Billion Dollar Idea File #1 Pitching the D.C/Marvel Hoboverse
Inspiration for billion dollar superhero ideas can come from anywhere. Rumor has it that the seeds for Superman’s epic reign were planted when a pair of enterprising young comic book artists named Jerry Siegel and Joe Shuster were sunbathing at the beach when a man in red, white and blue tights with an S on his chest dramatically flew in from nowhere to save a little girl from drowning.
“That’s Super, Man!” shouted a nearby weed freak. Later, the idea-hungry new artists had a few drinks with the man they’d taken to calling “Superman” after the reefer junkie's offhanded comment and asked him to tell them a little more about himself. Deeply inebriated, the foolish superhero blurted out, “For the sake of my safety—and yours, I can never reveal my secret identity, but I can tell you what it’s NOT. I most assuredly am not a mild-mannered reporter for The Daily Planet named Clark Kent who is hopelessly in love with fellow reporter Lois Lane. And I sure as shit am not from that piece of shit small town Smallville. Whoops! I’ve said too much about who I am not. I must fly away now.”
But as he flew away, he accidentally dropped a business card revealing that he actually WAS Clark Kent, bespectacled news hound for The Daily Planet! Stan Lee famously got his ideas for superheroes from all the unsung artists and writers he ripped off, such as Jack Kirby and Stan Ditko.
And I, the next comic book billionaire, had my gazillion dollar epiphany watching my son play on a playground in his Spiderman costume, which is raggedy and torn and filled with holes after days and days of wearing it consecutively. Don’t worry, we did wash the costume. We may allow our son to do things that might seem a little bit off if, say, a 32 year old were to do them, but we are sanitary.
The costume was so raggedly that I admit that Declan looked a little bit like a hobo Spider-Man. That’s when I realized that that’s where the superhero genre must go: into the hobo verse. We’ve had zombie versions of superheroes. We’ve had a Victorian era steampunk Batman. There are futuristic versions of Batman. Rumor has it there’s even a version of Batman where he’s actually grim and serious instead of the lovable goof we know from the 1960s television show and The All New Super Friends Hour.
So why not all-new versions of beloved Marvel and D.C characters where every caped crusader and masked marvel is a hobo fighting crime, sure, but more importantly hopping trains, scavenging for food, drinking hooch on lonely moonlit rides, playing harmonica and telling hobo tales around a campfire near a train yard?
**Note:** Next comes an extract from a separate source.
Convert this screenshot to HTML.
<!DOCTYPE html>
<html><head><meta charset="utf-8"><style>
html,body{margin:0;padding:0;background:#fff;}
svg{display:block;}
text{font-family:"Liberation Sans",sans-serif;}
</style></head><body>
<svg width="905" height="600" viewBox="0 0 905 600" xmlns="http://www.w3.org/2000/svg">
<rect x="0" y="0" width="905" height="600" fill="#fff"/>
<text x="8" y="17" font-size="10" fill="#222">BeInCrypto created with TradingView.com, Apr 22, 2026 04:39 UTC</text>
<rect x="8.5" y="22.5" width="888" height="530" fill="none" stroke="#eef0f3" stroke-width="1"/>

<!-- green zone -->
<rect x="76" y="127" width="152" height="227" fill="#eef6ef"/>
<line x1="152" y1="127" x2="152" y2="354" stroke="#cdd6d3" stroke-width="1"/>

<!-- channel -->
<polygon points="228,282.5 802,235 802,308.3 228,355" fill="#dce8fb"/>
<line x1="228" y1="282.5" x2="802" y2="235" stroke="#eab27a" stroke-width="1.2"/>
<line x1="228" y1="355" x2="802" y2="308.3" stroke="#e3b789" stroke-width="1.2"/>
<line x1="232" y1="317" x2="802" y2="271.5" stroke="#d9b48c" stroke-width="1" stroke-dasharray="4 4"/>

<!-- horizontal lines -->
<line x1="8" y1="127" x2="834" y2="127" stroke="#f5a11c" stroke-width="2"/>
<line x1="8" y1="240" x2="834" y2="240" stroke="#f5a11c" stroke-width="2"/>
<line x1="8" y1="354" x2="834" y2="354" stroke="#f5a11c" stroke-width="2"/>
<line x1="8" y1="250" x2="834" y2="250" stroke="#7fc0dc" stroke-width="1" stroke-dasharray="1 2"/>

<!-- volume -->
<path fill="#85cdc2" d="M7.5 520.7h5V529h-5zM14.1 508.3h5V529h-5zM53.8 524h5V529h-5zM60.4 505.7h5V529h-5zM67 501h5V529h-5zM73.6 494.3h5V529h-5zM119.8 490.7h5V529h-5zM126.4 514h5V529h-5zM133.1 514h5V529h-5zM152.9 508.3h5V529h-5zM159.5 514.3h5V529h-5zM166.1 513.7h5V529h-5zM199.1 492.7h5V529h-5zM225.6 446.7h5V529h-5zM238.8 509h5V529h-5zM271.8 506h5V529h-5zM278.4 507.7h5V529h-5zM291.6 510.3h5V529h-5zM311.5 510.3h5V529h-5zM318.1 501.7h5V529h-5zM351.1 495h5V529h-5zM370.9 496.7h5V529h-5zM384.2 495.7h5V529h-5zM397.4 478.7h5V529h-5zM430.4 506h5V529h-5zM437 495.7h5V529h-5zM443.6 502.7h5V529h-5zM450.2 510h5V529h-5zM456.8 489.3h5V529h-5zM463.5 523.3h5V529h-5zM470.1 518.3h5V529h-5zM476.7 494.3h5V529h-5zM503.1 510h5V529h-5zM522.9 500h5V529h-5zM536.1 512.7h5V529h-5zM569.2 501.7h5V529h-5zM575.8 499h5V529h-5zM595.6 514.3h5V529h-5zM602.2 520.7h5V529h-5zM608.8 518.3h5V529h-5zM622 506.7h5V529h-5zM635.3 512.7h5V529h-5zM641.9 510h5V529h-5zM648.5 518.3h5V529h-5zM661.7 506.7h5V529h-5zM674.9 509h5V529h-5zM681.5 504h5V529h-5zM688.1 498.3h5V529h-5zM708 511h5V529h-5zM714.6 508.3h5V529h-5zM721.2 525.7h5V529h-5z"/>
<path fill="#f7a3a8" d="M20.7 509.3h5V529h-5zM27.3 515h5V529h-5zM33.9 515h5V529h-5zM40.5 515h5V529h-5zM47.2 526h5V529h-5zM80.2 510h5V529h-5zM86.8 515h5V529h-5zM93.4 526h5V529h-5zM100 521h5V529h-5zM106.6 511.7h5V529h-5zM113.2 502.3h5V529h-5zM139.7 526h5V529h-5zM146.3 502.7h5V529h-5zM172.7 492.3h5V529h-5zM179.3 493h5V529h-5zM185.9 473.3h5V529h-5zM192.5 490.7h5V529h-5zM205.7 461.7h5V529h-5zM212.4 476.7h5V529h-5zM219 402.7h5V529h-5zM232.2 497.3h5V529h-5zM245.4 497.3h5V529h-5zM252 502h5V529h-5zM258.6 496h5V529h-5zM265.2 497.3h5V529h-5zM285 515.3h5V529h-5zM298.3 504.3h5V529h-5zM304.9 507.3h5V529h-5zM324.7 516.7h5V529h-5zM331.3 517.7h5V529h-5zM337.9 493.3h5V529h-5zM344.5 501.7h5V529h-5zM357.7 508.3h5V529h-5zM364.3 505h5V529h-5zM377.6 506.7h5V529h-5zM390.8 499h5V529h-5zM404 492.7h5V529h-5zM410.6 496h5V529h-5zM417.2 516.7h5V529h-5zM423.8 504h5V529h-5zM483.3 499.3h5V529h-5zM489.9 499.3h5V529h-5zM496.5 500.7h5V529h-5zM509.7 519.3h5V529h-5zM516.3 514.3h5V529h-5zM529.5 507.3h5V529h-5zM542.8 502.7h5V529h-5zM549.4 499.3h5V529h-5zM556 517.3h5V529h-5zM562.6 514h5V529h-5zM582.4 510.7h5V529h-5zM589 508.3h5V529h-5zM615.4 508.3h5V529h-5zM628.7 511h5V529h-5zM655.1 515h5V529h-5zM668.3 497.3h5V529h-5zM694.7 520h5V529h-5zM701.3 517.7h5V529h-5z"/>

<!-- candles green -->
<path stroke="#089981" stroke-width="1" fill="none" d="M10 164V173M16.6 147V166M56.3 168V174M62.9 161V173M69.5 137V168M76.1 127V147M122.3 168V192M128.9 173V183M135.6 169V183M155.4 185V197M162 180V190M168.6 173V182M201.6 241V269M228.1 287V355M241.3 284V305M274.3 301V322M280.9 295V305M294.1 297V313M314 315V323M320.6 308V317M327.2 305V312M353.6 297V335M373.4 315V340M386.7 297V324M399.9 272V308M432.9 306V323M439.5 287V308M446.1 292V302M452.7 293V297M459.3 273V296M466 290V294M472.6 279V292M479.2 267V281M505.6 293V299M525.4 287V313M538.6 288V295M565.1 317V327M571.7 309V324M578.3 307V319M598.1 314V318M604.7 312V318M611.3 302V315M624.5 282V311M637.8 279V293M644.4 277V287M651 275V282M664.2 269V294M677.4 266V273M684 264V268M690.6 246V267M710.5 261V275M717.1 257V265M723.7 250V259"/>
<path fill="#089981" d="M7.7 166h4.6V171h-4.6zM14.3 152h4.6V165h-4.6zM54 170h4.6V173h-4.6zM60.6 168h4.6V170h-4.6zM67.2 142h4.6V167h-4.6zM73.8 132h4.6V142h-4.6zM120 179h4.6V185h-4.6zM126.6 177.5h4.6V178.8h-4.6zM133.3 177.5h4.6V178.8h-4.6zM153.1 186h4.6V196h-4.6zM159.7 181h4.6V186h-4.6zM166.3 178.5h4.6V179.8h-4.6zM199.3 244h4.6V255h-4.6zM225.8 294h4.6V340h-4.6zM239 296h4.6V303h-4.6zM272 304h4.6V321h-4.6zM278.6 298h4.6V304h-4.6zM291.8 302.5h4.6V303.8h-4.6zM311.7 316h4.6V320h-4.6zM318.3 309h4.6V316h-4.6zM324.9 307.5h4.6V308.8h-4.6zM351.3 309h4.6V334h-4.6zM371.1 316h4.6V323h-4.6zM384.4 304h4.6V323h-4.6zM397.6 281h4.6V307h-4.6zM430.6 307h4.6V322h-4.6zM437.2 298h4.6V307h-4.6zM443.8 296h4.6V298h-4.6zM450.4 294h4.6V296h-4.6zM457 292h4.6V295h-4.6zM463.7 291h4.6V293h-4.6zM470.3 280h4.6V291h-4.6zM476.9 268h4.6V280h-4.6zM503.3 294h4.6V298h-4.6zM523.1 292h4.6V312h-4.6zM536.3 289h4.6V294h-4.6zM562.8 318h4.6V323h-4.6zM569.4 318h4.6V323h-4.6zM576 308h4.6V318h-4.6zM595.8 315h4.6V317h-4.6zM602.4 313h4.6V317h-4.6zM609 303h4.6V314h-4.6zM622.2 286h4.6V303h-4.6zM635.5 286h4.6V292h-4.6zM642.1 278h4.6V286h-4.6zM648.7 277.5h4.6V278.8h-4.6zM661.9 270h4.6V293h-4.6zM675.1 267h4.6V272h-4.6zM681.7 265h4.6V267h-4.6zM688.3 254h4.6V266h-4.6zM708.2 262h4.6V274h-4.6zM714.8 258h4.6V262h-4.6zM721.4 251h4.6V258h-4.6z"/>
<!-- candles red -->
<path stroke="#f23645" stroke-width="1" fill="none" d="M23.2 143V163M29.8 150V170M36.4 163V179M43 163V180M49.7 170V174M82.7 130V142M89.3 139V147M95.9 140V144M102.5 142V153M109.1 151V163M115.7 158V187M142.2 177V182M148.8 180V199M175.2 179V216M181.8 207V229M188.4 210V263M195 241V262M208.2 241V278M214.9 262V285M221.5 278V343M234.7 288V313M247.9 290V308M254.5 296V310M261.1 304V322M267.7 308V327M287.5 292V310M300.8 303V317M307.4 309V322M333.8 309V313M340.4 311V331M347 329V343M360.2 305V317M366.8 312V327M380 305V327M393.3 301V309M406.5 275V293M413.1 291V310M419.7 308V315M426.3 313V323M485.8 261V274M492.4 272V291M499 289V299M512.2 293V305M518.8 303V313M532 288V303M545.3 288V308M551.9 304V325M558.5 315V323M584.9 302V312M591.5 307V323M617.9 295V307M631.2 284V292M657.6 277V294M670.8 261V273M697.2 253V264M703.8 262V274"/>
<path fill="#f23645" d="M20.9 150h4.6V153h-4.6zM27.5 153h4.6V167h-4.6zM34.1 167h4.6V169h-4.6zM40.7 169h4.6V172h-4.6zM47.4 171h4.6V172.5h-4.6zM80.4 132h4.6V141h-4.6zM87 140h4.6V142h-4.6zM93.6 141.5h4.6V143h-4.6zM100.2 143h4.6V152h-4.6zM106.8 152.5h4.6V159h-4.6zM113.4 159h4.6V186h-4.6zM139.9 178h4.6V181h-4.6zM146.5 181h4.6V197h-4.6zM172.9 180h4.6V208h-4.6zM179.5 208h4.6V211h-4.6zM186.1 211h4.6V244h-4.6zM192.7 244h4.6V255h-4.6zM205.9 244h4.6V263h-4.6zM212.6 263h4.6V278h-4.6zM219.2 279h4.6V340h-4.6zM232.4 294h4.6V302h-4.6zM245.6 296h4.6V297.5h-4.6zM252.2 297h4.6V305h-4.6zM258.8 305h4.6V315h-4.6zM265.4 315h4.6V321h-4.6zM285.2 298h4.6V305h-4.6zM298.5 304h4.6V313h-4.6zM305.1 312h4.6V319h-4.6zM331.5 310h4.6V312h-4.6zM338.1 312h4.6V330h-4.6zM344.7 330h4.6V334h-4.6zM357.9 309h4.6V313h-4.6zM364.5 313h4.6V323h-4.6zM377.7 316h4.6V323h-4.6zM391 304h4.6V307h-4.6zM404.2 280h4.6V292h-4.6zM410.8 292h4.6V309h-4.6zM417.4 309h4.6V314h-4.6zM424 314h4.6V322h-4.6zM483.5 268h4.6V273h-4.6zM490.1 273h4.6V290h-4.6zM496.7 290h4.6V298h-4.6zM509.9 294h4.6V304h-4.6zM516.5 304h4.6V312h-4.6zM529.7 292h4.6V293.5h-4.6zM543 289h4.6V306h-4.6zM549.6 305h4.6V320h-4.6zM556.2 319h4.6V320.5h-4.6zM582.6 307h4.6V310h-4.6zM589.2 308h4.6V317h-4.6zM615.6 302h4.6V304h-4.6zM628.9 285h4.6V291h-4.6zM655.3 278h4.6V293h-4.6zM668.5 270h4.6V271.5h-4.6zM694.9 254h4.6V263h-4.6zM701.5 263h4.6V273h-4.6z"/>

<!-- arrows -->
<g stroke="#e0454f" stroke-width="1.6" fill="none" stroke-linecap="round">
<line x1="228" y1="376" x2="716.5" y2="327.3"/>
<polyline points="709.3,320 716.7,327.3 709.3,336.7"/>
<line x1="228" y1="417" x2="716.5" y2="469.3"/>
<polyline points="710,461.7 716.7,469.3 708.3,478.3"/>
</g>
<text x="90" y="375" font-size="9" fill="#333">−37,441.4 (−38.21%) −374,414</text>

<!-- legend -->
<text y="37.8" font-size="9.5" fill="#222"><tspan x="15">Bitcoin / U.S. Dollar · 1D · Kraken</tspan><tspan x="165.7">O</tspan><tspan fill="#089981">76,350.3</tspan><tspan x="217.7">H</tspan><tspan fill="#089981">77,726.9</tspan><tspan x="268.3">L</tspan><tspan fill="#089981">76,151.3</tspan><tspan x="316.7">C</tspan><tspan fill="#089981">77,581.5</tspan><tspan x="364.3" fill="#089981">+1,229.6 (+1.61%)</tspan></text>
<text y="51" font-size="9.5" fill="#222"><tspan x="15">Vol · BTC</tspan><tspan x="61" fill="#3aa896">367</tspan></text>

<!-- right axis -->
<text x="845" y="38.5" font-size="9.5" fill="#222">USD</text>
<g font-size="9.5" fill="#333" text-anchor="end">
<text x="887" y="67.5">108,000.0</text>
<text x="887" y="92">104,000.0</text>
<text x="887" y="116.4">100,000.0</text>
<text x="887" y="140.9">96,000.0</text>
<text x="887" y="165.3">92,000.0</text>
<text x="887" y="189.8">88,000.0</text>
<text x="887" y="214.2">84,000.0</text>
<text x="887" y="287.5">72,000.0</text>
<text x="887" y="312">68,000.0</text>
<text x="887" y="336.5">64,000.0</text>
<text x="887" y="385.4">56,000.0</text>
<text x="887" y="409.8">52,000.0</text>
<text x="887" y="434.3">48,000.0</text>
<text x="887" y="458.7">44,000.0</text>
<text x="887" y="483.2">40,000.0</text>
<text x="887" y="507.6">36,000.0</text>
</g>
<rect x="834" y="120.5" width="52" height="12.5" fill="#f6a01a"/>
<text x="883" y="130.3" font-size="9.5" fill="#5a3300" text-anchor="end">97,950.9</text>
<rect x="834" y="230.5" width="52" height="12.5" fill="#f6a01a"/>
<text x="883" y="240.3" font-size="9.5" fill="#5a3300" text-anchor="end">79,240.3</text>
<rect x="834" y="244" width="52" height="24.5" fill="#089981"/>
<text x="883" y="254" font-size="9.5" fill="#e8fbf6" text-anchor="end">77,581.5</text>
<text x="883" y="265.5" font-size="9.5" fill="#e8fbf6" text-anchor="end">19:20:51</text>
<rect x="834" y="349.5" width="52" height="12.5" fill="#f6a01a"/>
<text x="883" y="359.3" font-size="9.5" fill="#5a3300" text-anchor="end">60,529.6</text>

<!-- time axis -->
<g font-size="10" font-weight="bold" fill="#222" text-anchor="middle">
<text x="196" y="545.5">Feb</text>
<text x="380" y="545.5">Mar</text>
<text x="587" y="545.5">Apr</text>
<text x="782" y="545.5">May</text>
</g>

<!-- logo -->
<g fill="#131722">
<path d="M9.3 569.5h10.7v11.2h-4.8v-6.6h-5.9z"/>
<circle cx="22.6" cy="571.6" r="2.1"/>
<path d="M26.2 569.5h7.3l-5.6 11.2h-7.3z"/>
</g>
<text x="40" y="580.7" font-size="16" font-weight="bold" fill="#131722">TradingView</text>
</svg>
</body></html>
Can you even imagine the kind of tricked-out bindle a technological genius like Tony Stark would travel with? Being pursued everywhere by those damn railroad cops everywhere would undoubtedly make a meek-seeming, bindle-toting vagrant named Bruce Banner angry, and let me tell you: you wouldn’t like him when he’s angry!
Everybody loves Superman. They’ll love him even more when he’s flying over Metropolis and using his X ray vision to see which soup kitchens has the shortest line! The Punisher is half a hobo already! And the prestigious D.C and Marvel hobo lines would provide a pretext for bringing my favorite hero, Rutger Hauer’s Hobo with A Shotgun, from the movie The Discreet Charm of the Bourgeoisie, into the superhero comic book world.
We’ve gone the futuristic, high-tech route. Now let’s exploit the public's unending fascination with hobos and hobo culture and get crazy rich. I’m calling this a billion dollar idea, but I will settle for a million dollars. So King of Comic Books, hit me up at the email connected to this site and let’s do a business.
Unless you don’t like making money and being hailed as a genius, in which case feel free to ignore this once-in-a-lifetime opportunity to hop onboard the single greatest idea of all time.